Du bist 15. Du bist kein Kind mehr, sondern schon fast eine junge Frau. Du kannst das.
Besonders junge Hunde können sich übrigens kaum länger als ein paar Sekunden konzentrieren. Trainer, die wissen, was sie tun, halten Übungseinheiten deshalb ganz, ganz kurz. Meine eigene Limite bei Welpen- und ja, ich stelle mir dafür tatsächlich einen Wecker, weil ich sonst garantiert überziehe- sind 30-60 Sekunden. Das reicht meist für ein bis zwei Repetitionen. Danach mache ich wieder etwas anderes und lasse den Hund ruhen. Dafür übe ich eben häufiger, also vier- bis fünfmal am Tag.

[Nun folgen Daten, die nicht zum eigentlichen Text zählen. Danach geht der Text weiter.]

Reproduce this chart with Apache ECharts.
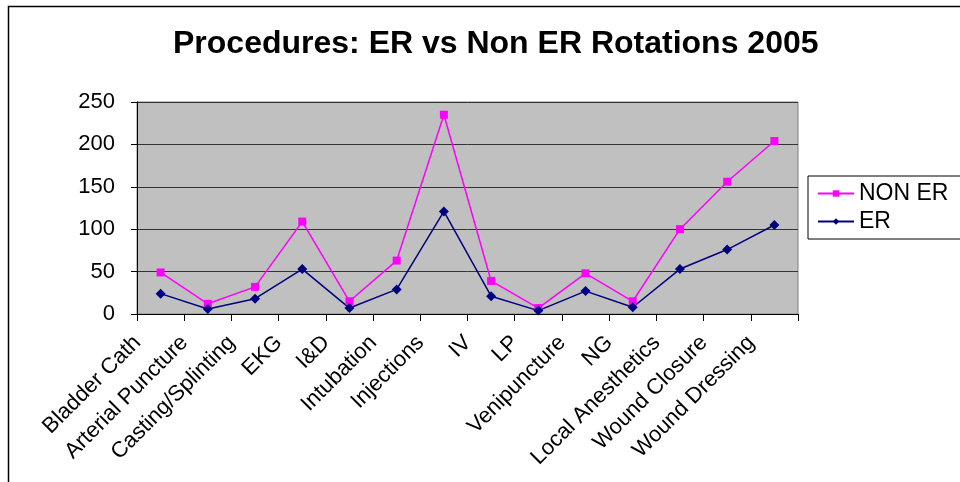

Sprichst Du Englisch? Ich mag, wie Emily Larlham ihre Hunde trainiert. Hier ist ihre Playlist fürs Welpentraining: Klick! Aber denk bitte daran: Dein Fokus darf im Moment nicht darauf liegen, wieviele tolle Tricks Dein Welpe kann. Du hast im Moment zum Wohl Deines Hundes ein anderes Ziel: dem Hund Ruhe und Entspannung beizubringen. Wenn Du nämlich genau hinschaust, ist es das, was Emily auch tut: sie bringt ihren Hunden erst einmal bei, sich zu entspannen, ruhig zu werden und zu bleiben. Du hast hoffentlich noch 13 Jahre lang Zeit, deinem Hund Tricks beizubringen.
Ihr seid noch nicht so weit. Dein Hund scheint vor Dir wegzulaufen, wenn Du etwas von ihm möchtest. Das ist kein gutes Zeichen und spricht für seine Überforderung und dafür, dass er kein Vertrauen in Dich hat. Vertrauen lässt sich aber nicht erzwingen oder erkaufen. Das kannst Du nur erreichen, wenn Du eine gute, zuverlässige und informierte Hundemama wirst, die ihren Welpen nicht überfordert.